A is for Alien, not because it was the best film of the
series, but because it was the first. Here at last SF film lost the rubber head
syndrome and on screen we saw something difficult to laugh at. Not only that,
space lost its 2001 polish what with the Nostromo bearing more of a resemblance
to a working JCB than many of the shiny toys we’d grown used to, and you could
just about smell the hydraulic oil, and the BO.
B is for Blade Runner, because it has to be.
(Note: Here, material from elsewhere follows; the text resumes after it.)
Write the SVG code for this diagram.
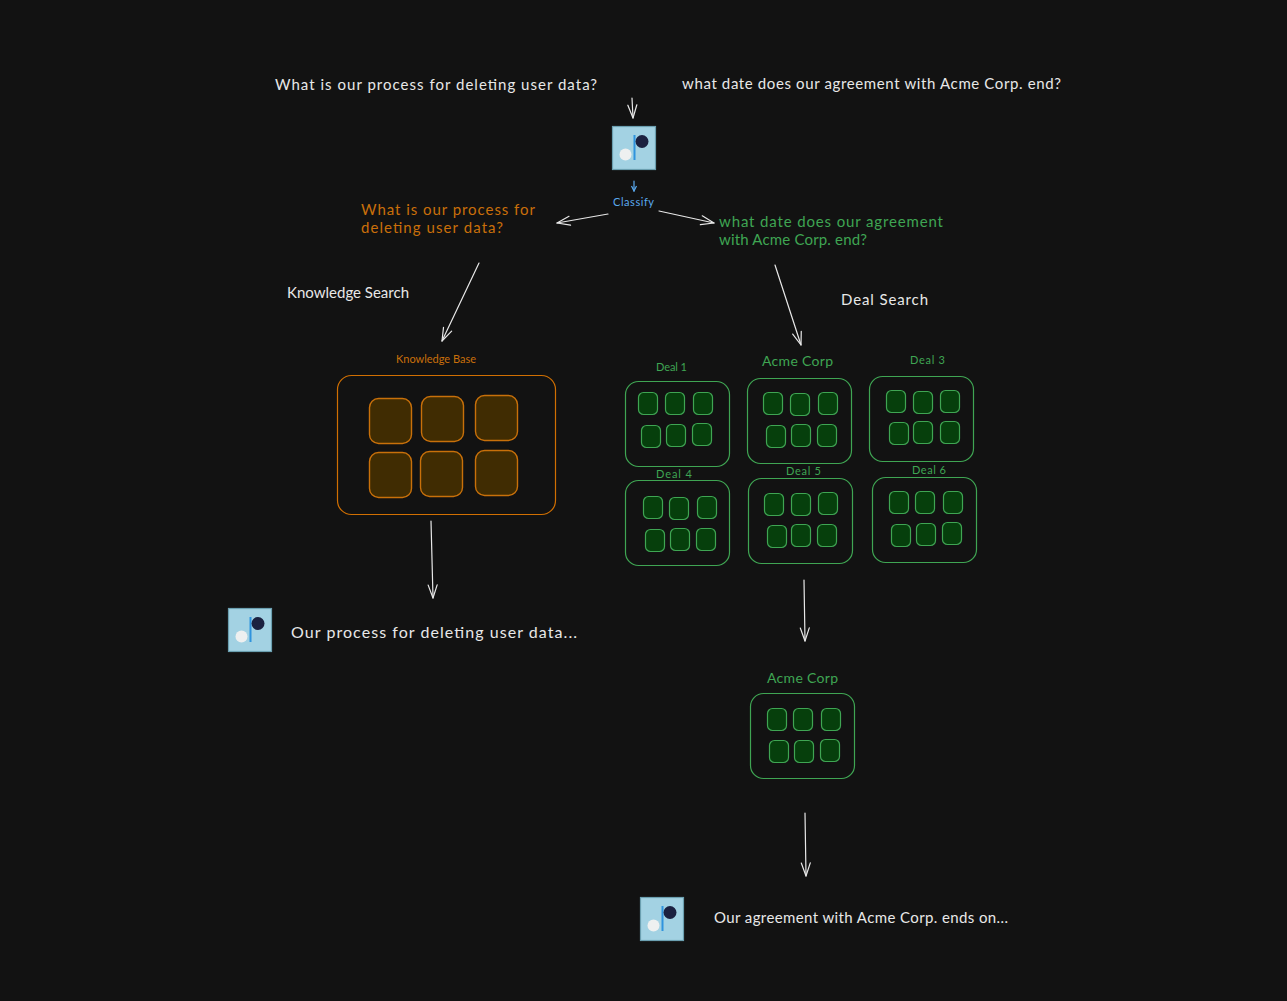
<svg xmlns="http://www.w3.org/2000/svg" width="1287" height="1001" viewBox="0 0 1287 1001">
<style>
text{font-family:"Lato","Noto Sans","Liberation Sans",sans-serif;font-size:15px;fill:#e8e8e8}
.o text,text.o{fill:#c96f0a}
.g text,text.g{fill:#3fa553}
text.b{fill:#5aa9ee}
.s{font-size:11px}
.k{font-size:14px}
.w{font-size:16px}
rect{stroke-width:1.2}
.o .out{fill:none;stroke:#d06f02;rx:14px;transform:translate(.5px,.5px)}
.o .in{fill:#402c02;stroke:#c8700a;stroke-width:1.4;width:42px;height:45px;rx:9px;transform:translate(.5px,.5px)}
.g .out{fill:none;stroke:#3fa553;width:104px;height:85px;rx:13px;transform:translate(.5px,.5px)}
.g .in{fill:#063f0c;stroke:#3fa553;width:19px;height:22px;rx:5px;transform:translate(.5px,.5px)}
.c path{fill:none;stroke:#e8e8e8;stroke-width:1.2;stroke-linecap:round}
.c path.bl{stroke:#5aa9ee}
.m{fill:none;stroke:#e8e8e8;stroke-width:1.2;stroke-linecap:round;stroke-linejoin:round}
</style>
<defs>
<marker id="a" viewBox="-14 -7 16 14" refX="0" refY="0" markerWidth="16" markerHeight="14" markerUnits="userSpaceOnUse" orient="auto"><path class="m" d="M-13 -4.500L0 0L-13 4.500"/></marker>
<marker id="ab" viewBox="-6 -4 7 8" refX="0" refY="0" markerWidth="7" markerHeight="8" markerUnits="userSpaceOnUse" orient="auto"><path d="M-5 -2.500L0 0L-5 2.500" fill="none" stroke="#5aa9ee" stroke-width="1.2"/></marker>
<g id="logo">
<rect x=".5" y=".5" width="43" height="43" fill="#a3d2e3" stroke="#6b9fb0" stroke-width="1"/>
<rect x="21.500" y="9" width="2" height="25" fill="#2f93de" stroke="none"/>
<circle cx="30" cy="15.500" r="6.500" fill="#1b2140"/>
<circle cx="13.500" cy="28.500" r="6" fill="#eef0f0"/>
</g>
</defs>
<rect width="1287" height="1001" fill="#121212" stroke="none"/>

<g id="connectors" class="c">
<path d="M632 98L633 118" marker-end="url(#a)"/>
<path class="bl" d="M634 181L634 191" marker-end="url(#ab)"/>
<path d="M608 214L557 223" marker-end="url(#a)"/>
<path d="M659 211L714 223" marker-end="url(#a)"/>
<path d="M479 263L442 341" marker-end="url(#a)"/>
<path d="M775 265L801 345" marker-end="url(#a)"/>
<path d="M431 521L433 598" marker-end="url(#a)"/>
<path d="M804 580L805 641" marker-end="url(#a)"/>
<path d="M805 813L806 876" marker-end="url(#a)"/>
</g>

<g id="q1"><text x="275" y="90" textLength="322">What is our process for deleting user data?</text></g>
<g id="q2"><text x="682" y="89" textLength="379">what date does our agreement with Acme Corp. end?</text></g>
<g id="logo-top"><use href="#logo" x="612" y="126"/></g>
<g id="classify"><text class="b s" x="613" y="206" textLength="41">Classify</text></g>
<g id="q1-orange"><text class="o" x="361" y="215" textLength="174">What is our process for</text><text class="o" x="361" y="233" textLength="142">deleting user data?</text></g>
<g id="q2-green"><text class="g" x="719" y="227" textLength="224">what date does our agreement</text><text class="g" x="719" y="245" textLength="148">with Acme Corp. end?</text></g>
<g id="knowledge-search"><text x="287" y="298" textLength="122">Knowledge Search</text></g>
<g id="deal-search"><text x="841" y="305" textLength="87">Deal Search</text></g>

<g id="knowledge-base" class="o">
<text class="s" x="396" y="363" textLength="80">Knowledge Base</text>
<rect class="out" x="337" y="375" width="218" height="139"/>
<rect class="in" x="369" y="398"/><rect class="in" x="421" y="396"/><rect class="in" x="475" y="395"/>
<rect class="in" x="369" y="452"/><rect class="in" x="420" y="451"/><rect class="in" x="475" y="450"/>
</g>

<g id="deal-1" class="g">
<text class="s" x="656" y="371" textLength="31">Deal 1</text>
<rect class="out" x="625" y="381"/>
<rect class="in" x="638" y="392"/><rect class="in" x="665" y="392"/><rect class="in" x="693" y="392"/>
<rect class="in" x="641" y="425"/><rect class="in" x="666" y="424"/><rect class="in" x="692" y="423"/>
</g>
<g id="deal-acme" class="g">
<text class="k" x="762" y="366" textLength="71">Acme Corp</text>
<rect class="out" x="747" y="378"/>
<rect class="in" x="763" y="392"/><rect class="in" x="790" y="393"/><rect class="in" x="818" y="392"/>
<rect class="in" x="766" y="425"/><rect class="in" x="791" y="424"/><rect class="in" x="817" y="424"/>
</g>
<g id="deal-3" class="g">
<text class="s" x="910" y="364" textLength="35">Deal 3</text>
<rect class="out" x="869" y="376"/>
<rect class="in" x="886" y="390"/><rect class="in" x="913" y="391"/><rect class="in" x="940" y="390"/>
<rect class="in" x="889" y="422"/><rect class="in" x="913" y="421"/><rect class="in" x="940" y="421"/>
</g>
<g id="deal-4" class="g">
<text class="s" x="656" y="478" textLength="36">Deal 4</text>
<rect class="out" x="625" y="480"/>
<rect class="in" x="643" y="496"/><rect class="in" x="669" y="497"/><rect class="in" x="697" y="496"/>
<rect class="in" x="645" y="529"/><rect class="in" x="670" y="528"/><rect class="in" x="696" y="528"/>
</g>
<g id="deal-5" class="g">
<text class="s" x="786" y="475" textLength="35">Deal 5</text>
<rect class="out" x="748" y="478"/>
<rect class="in" x="764" y="493"/><rect class="in" x="791" y="493"/><rect class="in" x="818" y="492"/>
<rect class="in" x="767" y="525"/><rect class="in" x="791" y="524"/><rect class="in" x="817" y="524"/>
</g>
<g id="deal-6" class="g">
<text class="s" x="912" y="474" textLength="34">Deal 6</text>
<rect class="out" x="872" y="477"/>
<rect class="in" x="889" y="491"/><rect class="in" x="915" y="491"/><rect class="in" x="943" y="491"/>
<rect class="in" x="891" y="524"/><rect class="in" x="916" y="523"/><rect class="in" x="942" y="522"/>
</g>
<g id="deal-acme-result" class="g">
<text class="k" x="767" y="683" textLength="71">Acme Corp</text>
<rect class="out" x="750" y="693"/>
<rect class="in" x="767" y="708"/><rect class="in" x="793" y="708"/><rect class="in" x="821" y="708"/>
<rect class="in" x="769" y="740"/><rect class="in" x="794" y="740"/><rect class="in" x="820" y="739"/>
</g>

<g id="answer-1"><use href="#logo" x="228" y="608"/><text class="w" x="291" y="638" textLength="286">Our process for deleting user data...</text></g>
<g id="answer-2"><use href="#logo" x="640" y="897"/><text x="714" y="923" textLength="294">Our agreement with Acme Corp. ends on...</text></g>
</svg>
C is for Cicada Scream, the title I’ve chosen for a book
I’ll one day write about Crete. On hot still days whilst driving down from
Papagianades to Magrigialos the sound these insects make blends into one long
loud scream. It sounds like madness which, considering our experiences there,
seems to perfectly sum up the place.
D is for Dexter, the TV Dexter and not the books. I love the
series, can watch it again and again and, I have to say, the character appeals
to my inner psycho.
E is for Essex. Well, you can’t be more of an Essex boy than
being born in Billericay and I have to support my home county since it comes in
for so much stick from elsewhere in Britain. White stilettos? Yes, I’ve seen
them, usually on some slightly inebriated female lying on the pavement of some
inner city elsewhere. Thick Essex girls? If you say so, though oddly most of
them seem to work for a living. Rich
builder boys and scrap merchants, wealthy oiks with no taste? Very true ...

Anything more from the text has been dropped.